**Your goal**.
Reproduce each line that includes the word "this".

**Stored records**.
== == ==
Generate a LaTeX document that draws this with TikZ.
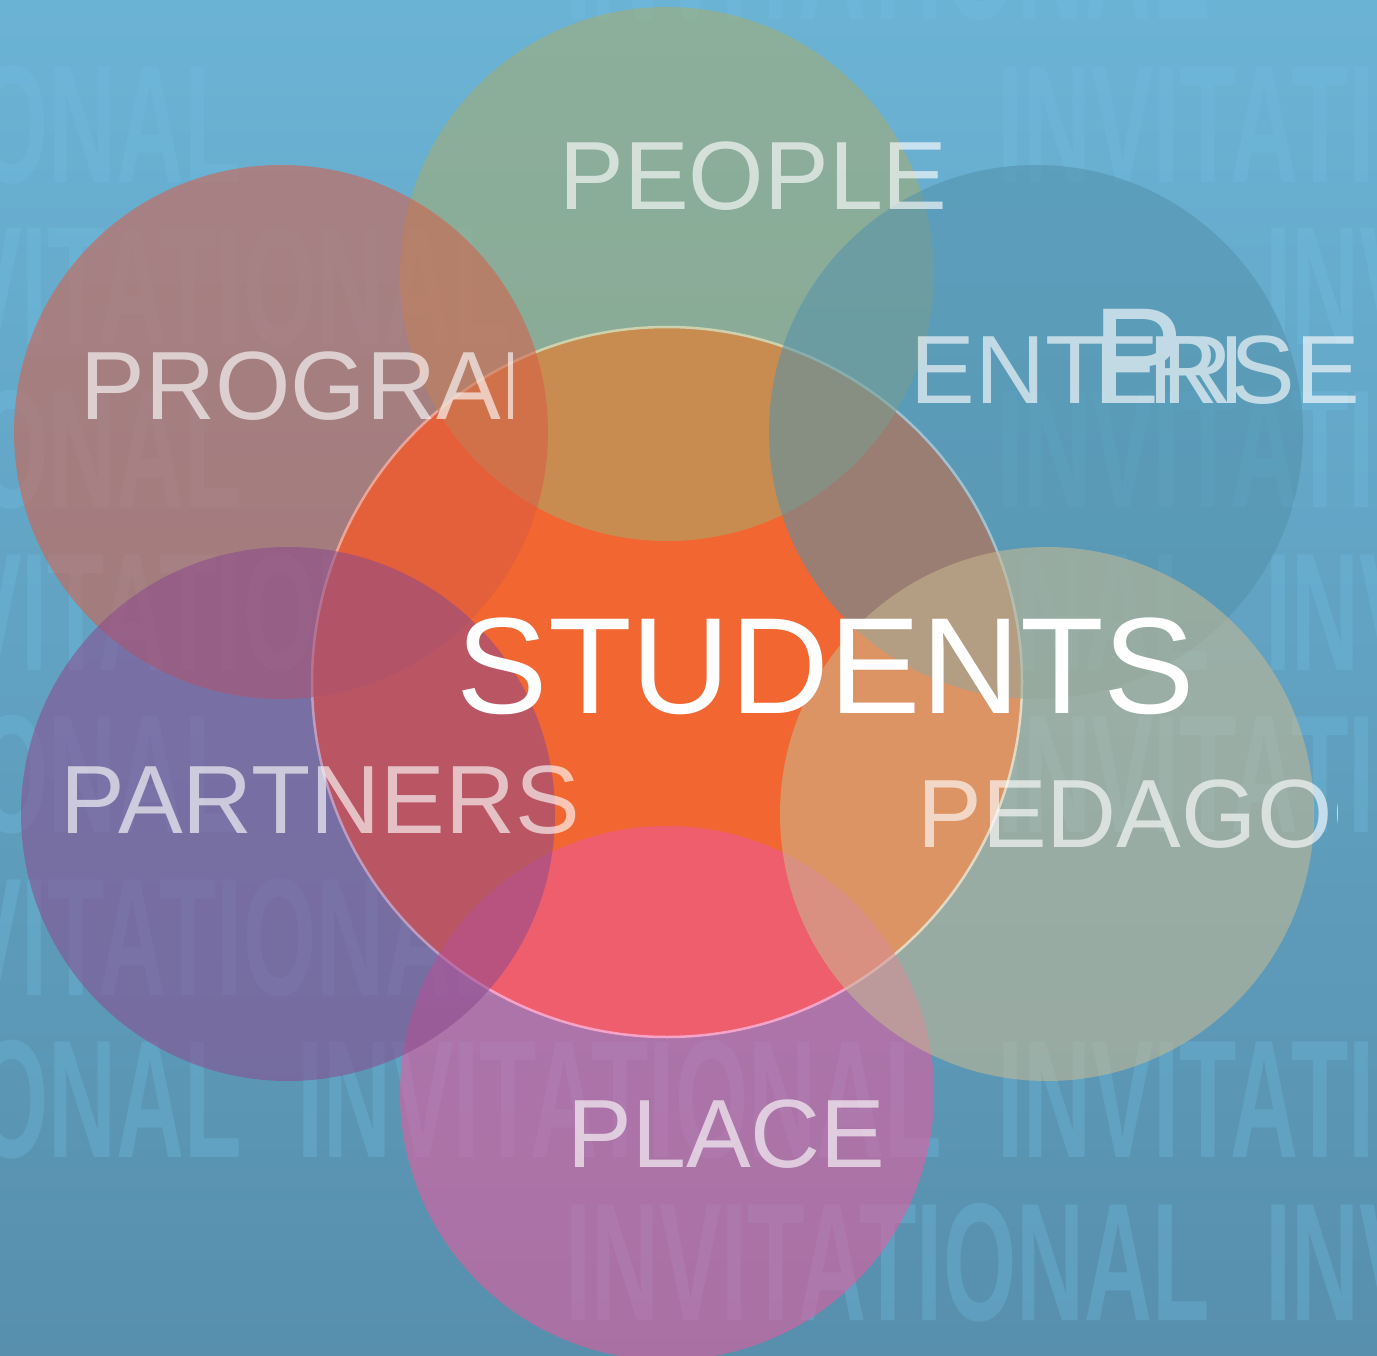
== == ==
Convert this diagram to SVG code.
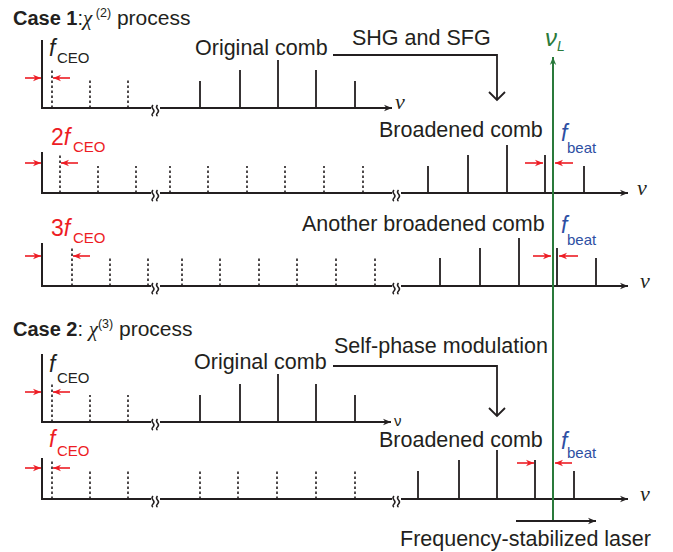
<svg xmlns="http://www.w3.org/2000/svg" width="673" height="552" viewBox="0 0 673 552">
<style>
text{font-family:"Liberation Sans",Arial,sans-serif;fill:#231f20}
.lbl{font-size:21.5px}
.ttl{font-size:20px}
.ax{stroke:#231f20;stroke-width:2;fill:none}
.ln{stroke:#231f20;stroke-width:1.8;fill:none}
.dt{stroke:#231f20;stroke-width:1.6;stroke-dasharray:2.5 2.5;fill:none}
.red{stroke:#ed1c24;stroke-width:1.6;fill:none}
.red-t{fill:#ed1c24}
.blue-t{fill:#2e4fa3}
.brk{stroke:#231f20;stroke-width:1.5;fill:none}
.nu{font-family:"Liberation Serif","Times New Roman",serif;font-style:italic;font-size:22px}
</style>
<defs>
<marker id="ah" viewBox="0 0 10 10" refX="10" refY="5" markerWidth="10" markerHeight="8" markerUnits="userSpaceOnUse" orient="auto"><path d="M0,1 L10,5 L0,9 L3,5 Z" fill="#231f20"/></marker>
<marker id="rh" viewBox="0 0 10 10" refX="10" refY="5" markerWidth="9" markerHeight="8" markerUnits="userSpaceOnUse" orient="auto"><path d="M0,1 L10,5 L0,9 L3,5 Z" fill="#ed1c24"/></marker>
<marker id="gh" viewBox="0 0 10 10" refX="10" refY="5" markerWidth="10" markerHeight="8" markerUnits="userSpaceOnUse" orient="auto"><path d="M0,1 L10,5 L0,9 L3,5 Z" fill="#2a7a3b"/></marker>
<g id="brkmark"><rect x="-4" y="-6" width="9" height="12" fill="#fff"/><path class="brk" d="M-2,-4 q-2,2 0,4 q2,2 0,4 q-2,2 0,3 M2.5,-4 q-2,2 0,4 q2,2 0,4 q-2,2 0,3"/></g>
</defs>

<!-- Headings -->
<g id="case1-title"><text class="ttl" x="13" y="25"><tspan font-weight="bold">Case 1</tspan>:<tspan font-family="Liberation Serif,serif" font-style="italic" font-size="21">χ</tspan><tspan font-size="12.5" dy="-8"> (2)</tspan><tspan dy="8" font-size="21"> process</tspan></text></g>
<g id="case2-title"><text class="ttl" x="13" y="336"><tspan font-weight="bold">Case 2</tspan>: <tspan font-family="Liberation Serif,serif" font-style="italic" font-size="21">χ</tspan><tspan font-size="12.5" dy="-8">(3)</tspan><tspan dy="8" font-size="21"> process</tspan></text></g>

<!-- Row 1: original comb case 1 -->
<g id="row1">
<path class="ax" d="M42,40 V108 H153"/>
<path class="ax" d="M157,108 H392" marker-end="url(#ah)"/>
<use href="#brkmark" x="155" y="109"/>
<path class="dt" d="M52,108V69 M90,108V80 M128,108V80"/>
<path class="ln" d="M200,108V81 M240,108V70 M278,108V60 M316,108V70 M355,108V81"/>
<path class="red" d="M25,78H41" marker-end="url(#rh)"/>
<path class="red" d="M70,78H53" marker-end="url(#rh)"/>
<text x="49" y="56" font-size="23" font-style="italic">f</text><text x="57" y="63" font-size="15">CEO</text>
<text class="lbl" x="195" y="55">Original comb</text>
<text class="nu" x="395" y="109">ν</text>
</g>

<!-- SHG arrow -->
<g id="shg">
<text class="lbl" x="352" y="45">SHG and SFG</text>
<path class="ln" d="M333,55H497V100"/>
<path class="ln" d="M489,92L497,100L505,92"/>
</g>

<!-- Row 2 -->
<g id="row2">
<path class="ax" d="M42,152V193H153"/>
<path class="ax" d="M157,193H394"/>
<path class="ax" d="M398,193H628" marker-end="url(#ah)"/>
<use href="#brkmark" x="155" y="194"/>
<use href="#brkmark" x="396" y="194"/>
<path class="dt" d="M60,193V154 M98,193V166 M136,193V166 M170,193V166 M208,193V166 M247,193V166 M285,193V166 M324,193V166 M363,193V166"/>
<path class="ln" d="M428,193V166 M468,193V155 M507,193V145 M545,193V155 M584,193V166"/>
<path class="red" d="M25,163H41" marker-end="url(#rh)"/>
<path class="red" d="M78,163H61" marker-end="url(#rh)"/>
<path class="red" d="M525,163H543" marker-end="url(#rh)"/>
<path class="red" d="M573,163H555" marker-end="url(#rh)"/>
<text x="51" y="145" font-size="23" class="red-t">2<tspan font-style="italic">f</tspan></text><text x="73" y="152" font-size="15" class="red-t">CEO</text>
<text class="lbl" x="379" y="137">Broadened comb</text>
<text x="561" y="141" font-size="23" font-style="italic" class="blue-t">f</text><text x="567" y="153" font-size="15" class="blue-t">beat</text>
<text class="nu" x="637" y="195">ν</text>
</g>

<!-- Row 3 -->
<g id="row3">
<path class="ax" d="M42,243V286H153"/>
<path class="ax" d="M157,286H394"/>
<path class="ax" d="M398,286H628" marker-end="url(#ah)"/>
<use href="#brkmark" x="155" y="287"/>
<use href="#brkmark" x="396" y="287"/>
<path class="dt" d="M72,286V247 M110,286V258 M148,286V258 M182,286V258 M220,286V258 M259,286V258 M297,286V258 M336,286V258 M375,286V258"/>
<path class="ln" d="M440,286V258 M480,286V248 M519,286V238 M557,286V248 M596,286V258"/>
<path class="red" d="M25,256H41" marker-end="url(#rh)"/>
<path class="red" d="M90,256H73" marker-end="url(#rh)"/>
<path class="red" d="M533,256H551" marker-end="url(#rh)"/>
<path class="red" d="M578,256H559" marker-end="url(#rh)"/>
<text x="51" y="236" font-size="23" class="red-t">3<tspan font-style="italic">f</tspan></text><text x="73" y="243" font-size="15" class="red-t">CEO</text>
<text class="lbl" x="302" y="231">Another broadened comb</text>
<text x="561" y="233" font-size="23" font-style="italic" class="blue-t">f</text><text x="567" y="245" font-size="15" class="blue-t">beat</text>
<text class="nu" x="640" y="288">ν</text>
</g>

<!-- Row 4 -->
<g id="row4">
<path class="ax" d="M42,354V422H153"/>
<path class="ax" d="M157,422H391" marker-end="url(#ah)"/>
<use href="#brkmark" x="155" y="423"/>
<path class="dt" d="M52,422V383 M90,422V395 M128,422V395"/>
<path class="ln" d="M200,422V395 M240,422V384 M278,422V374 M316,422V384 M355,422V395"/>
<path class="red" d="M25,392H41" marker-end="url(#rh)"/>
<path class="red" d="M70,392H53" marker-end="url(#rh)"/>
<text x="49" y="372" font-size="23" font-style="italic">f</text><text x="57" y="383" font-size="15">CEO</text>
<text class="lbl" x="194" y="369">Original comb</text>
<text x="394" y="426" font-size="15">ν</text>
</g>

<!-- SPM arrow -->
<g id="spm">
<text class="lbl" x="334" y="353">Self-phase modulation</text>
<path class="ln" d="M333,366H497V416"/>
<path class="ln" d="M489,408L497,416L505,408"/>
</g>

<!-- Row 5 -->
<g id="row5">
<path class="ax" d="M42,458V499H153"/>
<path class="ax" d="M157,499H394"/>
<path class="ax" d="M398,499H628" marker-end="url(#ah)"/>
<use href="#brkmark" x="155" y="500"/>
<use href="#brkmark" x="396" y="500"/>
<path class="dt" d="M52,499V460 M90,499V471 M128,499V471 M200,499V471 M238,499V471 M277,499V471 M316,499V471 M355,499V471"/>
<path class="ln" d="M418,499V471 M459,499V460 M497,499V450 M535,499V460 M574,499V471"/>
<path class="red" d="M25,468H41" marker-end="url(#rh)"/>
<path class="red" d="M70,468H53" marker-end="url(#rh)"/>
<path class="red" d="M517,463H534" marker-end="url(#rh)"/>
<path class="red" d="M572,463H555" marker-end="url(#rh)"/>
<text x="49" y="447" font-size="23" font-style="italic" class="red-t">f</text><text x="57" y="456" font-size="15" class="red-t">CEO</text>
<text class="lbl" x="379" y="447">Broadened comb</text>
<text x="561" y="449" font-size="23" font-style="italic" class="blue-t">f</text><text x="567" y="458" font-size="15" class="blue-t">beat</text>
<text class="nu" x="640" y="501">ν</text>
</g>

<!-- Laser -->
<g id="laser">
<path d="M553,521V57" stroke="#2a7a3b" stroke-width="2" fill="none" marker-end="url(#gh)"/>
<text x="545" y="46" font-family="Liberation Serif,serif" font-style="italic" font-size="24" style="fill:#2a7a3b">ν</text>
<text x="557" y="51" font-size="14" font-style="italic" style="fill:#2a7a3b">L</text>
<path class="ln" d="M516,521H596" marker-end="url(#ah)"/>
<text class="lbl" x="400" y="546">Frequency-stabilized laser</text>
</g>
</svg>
== == ==
**Complete response**.
Generate a LaTeX document that draws this with TikZ.
Convert this diagram to SVG code.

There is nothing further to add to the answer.